Lines containing the word "code" are the ones to copy from the records below.

# Records for the exercise
- - - - - - -

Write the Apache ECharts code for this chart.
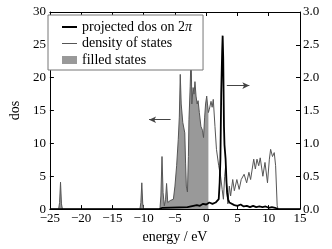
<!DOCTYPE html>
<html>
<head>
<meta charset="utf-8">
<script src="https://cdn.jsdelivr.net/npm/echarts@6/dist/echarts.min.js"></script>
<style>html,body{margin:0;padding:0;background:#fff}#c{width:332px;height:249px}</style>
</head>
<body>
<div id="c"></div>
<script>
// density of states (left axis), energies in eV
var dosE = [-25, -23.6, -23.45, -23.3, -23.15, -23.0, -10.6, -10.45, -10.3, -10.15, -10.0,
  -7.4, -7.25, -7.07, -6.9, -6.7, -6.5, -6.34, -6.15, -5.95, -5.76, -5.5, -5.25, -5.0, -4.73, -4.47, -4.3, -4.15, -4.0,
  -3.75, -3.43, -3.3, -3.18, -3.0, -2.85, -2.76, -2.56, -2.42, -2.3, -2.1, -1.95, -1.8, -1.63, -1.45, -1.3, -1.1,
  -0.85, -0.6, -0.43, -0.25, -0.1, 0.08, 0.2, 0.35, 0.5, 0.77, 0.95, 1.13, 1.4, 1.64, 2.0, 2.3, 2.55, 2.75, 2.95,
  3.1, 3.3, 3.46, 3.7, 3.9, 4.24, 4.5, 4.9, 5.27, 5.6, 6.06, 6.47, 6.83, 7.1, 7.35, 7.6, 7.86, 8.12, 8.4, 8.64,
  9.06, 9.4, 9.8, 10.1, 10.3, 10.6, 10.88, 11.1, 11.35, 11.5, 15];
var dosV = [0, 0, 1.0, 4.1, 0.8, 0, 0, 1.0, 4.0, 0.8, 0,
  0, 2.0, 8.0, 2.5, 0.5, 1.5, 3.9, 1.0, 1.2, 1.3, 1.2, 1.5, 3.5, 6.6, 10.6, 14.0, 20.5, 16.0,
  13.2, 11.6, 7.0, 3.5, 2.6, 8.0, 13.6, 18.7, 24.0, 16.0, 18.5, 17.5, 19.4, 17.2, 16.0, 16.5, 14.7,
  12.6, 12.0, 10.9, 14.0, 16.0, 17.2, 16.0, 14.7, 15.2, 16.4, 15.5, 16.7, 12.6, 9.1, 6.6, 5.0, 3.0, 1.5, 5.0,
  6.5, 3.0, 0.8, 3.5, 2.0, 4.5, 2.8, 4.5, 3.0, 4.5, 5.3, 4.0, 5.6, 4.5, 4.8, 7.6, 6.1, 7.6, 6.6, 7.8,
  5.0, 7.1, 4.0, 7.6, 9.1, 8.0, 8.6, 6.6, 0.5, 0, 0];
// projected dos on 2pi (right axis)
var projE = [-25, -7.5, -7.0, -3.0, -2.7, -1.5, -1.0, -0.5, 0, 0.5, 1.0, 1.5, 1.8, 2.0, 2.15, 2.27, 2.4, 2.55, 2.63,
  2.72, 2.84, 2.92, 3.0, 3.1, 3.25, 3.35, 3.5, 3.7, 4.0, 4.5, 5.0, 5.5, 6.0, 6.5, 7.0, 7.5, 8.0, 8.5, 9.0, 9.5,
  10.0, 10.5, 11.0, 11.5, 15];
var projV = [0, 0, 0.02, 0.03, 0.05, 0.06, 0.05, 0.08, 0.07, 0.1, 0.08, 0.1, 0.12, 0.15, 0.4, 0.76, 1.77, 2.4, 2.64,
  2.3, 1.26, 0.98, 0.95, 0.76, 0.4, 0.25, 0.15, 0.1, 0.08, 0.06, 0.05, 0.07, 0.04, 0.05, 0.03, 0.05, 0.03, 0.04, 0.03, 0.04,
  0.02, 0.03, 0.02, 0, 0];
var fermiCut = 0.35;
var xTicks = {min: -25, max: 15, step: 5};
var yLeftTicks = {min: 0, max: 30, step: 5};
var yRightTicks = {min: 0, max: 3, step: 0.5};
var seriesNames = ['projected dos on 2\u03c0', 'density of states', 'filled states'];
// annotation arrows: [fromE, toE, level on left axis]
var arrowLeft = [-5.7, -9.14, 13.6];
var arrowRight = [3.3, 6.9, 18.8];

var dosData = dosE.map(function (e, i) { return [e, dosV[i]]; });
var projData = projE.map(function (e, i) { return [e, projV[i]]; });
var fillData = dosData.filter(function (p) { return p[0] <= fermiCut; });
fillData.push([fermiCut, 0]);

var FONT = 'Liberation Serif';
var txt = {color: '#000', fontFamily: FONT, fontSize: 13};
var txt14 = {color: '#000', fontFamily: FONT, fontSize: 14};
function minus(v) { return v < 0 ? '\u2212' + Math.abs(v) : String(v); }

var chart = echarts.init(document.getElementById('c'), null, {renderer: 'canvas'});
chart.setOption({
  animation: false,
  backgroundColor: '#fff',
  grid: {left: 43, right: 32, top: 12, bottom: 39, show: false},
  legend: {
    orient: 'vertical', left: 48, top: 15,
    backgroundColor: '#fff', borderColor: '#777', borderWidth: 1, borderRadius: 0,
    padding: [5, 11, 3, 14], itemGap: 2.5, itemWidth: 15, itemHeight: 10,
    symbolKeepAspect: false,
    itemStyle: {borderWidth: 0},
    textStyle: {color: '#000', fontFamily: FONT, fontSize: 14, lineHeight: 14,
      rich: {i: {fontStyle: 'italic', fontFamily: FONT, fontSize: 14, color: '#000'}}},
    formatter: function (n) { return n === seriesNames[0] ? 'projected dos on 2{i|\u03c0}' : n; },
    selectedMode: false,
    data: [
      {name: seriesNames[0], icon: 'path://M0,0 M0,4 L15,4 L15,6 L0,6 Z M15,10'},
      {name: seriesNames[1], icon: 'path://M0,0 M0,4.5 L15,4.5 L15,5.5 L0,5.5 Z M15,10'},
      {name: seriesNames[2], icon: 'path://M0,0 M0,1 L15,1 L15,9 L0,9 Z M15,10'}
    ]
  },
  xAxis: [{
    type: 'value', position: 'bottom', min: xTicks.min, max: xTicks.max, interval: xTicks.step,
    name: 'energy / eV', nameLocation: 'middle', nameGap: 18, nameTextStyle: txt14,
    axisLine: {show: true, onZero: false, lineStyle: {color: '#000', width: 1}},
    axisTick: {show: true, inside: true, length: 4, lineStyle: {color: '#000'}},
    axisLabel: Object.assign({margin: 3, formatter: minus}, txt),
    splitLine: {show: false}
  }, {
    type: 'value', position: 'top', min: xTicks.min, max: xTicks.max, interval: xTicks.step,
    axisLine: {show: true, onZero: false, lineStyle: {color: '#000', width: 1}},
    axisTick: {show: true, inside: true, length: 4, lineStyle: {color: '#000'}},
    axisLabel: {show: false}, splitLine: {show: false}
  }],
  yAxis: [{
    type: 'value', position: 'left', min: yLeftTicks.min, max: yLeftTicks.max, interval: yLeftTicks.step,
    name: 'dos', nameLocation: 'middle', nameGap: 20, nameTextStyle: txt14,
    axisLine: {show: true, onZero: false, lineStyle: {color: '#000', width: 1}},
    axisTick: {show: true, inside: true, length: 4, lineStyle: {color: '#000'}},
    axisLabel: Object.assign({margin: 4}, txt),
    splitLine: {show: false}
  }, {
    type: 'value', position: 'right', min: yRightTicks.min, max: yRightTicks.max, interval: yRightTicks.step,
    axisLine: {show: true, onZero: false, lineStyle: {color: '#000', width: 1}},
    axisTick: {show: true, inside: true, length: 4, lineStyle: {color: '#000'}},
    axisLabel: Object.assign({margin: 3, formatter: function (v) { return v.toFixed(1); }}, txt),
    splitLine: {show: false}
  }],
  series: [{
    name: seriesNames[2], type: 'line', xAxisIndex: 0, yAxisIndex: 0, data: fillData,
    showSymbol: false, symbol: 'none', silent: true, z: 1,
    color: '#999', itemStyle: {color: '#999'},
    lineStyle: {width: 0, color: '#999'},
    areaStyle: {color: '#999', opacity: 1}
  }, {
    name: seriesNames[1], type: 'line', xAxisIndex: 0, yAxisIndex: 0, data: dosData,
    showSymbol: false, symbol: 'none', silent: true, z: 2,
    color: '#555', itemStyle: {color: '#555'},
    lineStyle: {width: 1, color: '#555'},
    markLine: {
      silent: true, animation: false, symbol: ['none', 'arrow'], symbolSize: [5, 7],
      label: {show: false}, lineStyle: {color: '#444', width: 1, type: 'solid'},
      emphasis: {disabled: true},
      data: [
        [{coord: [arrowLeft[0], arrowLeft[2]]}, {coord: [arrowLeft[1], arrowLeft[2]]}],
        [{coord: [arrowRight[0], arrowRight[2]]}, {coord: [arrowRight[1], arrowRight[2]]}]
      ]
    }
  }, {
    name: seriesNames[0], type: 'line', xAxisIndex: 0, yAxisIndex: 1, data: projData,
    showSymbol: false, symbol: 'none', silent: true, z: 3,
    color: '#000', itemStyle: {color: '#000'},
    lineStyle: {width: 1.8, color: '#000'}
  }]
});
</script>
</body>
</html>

- - - - - - -

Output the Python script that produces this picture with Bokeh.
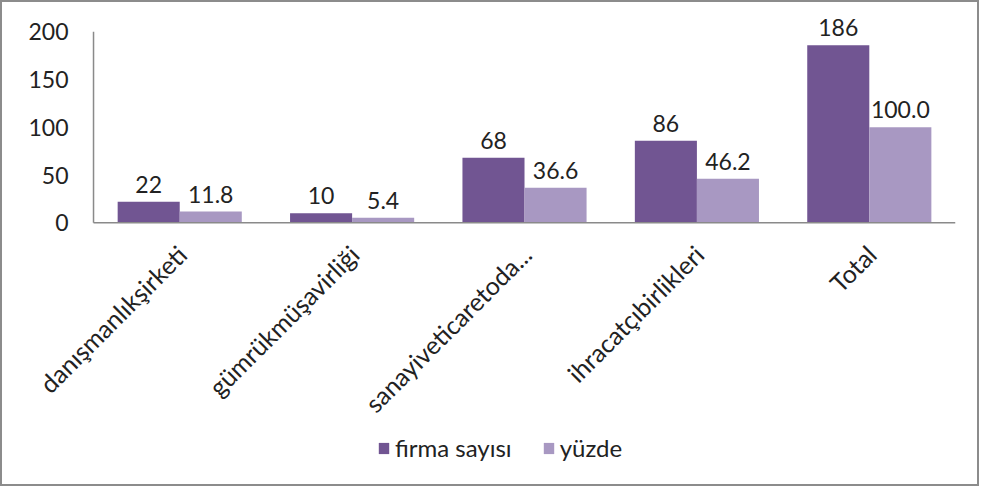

- - - - - - -

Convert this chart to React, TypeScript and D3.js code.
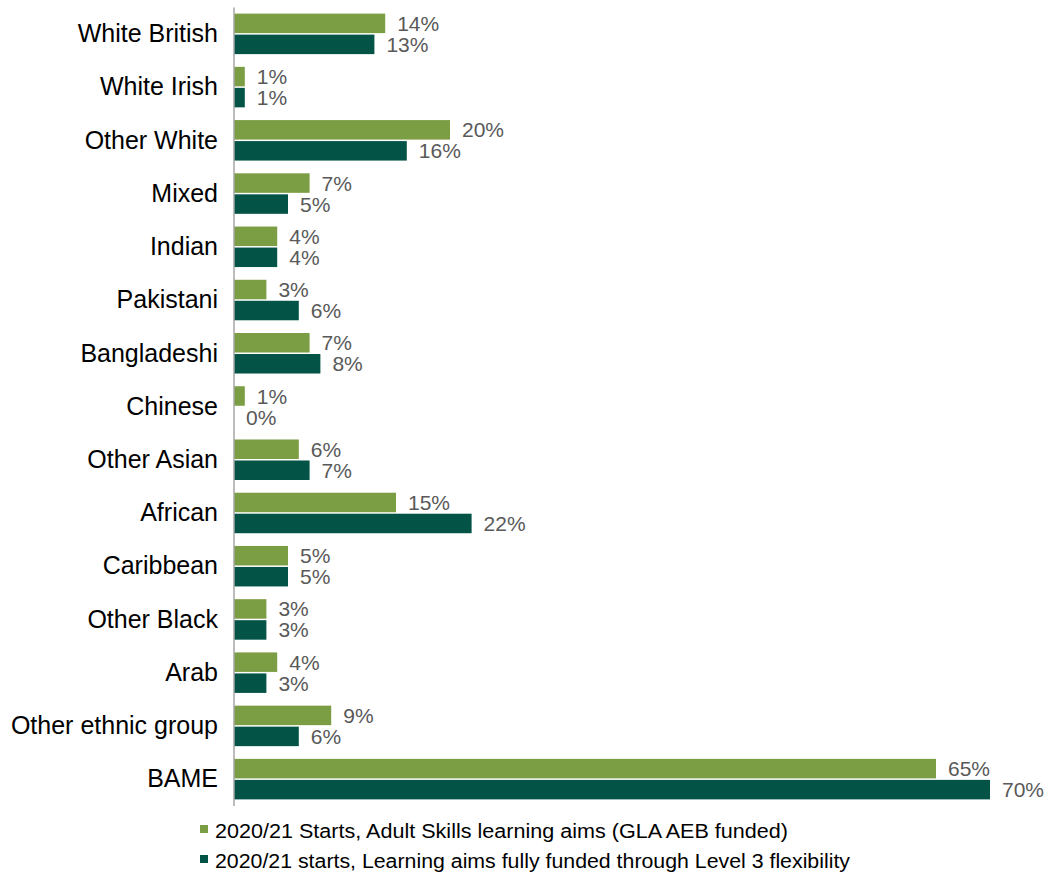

- - - - - - -

# Written reply
Write the Apache ECharts code for this chart.
Convert this chart to React, TypeScript and D3.js code.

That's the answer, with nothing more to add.